Scraper Workers (Celery)

The Workers are the core execution units responsible for performing the actual web scraping tasks.

graph TD
    A[Receive Job Message] --> B{Parse Message};
    B --> C{Requires Playwright?};
    C -- Yes --> D[Run Playwright Fetch Logic];
    C -- No --> E[Run Requests Fetch Logic];
    D --> F{Fetch Success?};
    E --> F;
    F -- Yes --> G[Compress HTML];
    G --> H[Upload HTML to S3];
    H --> I[Log Success / Report Stats];
    I --> J[Acknowledge Queue Message];
    F -- No (After Retries) --> K[Log Error / Report Stats];
    K --> J;

    style J fill:#cfc,stroke:#333,stroke-width:2px

Role & Purpose

  • Consume job messages from the Message Queue.
  • Interpret the job message to understand the target URL and required actions/parameters.
  • Execute the data fetching logic using either lightweight HTTP clients (requests) or browser automation (Playwright) as specified.
  • Implement politeness delays, proxy rotation, and User-Agent rotation during fetching.
  • Handle fetcher-level errors and retries.
  • Process pagination or dynamic content loading logic.
  • Upon successful fetching, store the raw HTML content into the S3 Bucket.
  • Report task status (success, failure, retry needed) back via Celery and potentially to the Monitoring system.
  • Acknowledge messages from the queue upon definitive completion or failure.

Technology Choice: Celery

  • Rationale: Celery is the standard, feature-rich distributed task queue framework for Python.
  • Benefits:
    • Integrates seamlessly with message brokers (RabbitMQ, Redis, SQS).
    • Handles worker management, task distribution, and concurrency.
    • Provides built-in support for task retries with backoff.
    • Mature and well-documented.

Worker Implementation Details

Task Definition

  • Define Celery tasks corresponding to the scraping jobs (e.g., a single task type that adapts based on message parameters).
  • The task receives the job message content as input.

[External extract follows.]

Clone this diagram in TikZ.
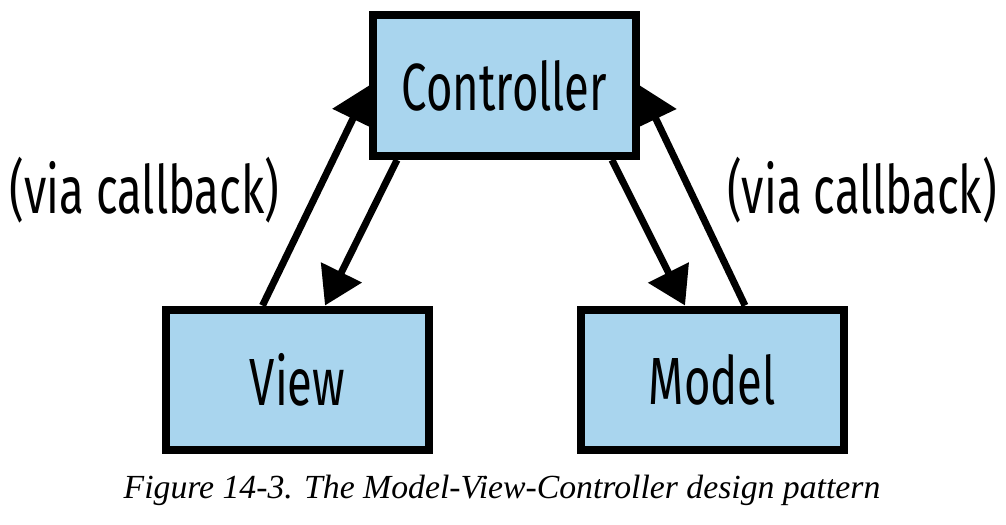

Fetching Logic Integration

  • The task code imports and uses the chosen fetching libraries (requests with Retry adapter, Playwright).
  • Logic branches based on requires_playwright flag in the job message.

Resource Management

  • Concurrency: Configure the number of concurrent tasks each Celery worker process can handle (--concurrency flag). This needs careful tuning, especially when using Playwright, to avoid overwhelming CPU/RAM. Consider using gevent or eventlet execution pools for I/O-bound requests tasks, but stick to prefork (default) or solo for CPU/RAM-intensive Playwright tasks.
  • Playwright Cleanup: Ensure Playwright browser instances and contexts are closed properly at the end of each task (or reused carefully) to prevent resource leaks.
  • Containerization: Run workers inside Docker containers managed by Kubernetes for scaling and resource isolation. Define appropriate CPU/Memory requests and limits in Kubernetes deployments.

Scaling

  • Scale the number of worker instances (pods in Kubernetes) horizontally based on the depth of the Message Queue or CPU/Memory load using Kubernetes HPA and potentially KEDA for queue-based scaling.

Error Handling within Workers

  • Implement try...except blocks around fetching and processing logic.
  • Utilize Celery's task.retry() for recoverable errors.
  • Log all errors comprehensively to the central logging system.
  • Ensure tasks eventually terminate (success or failure) and acknowledge the message queue correctly.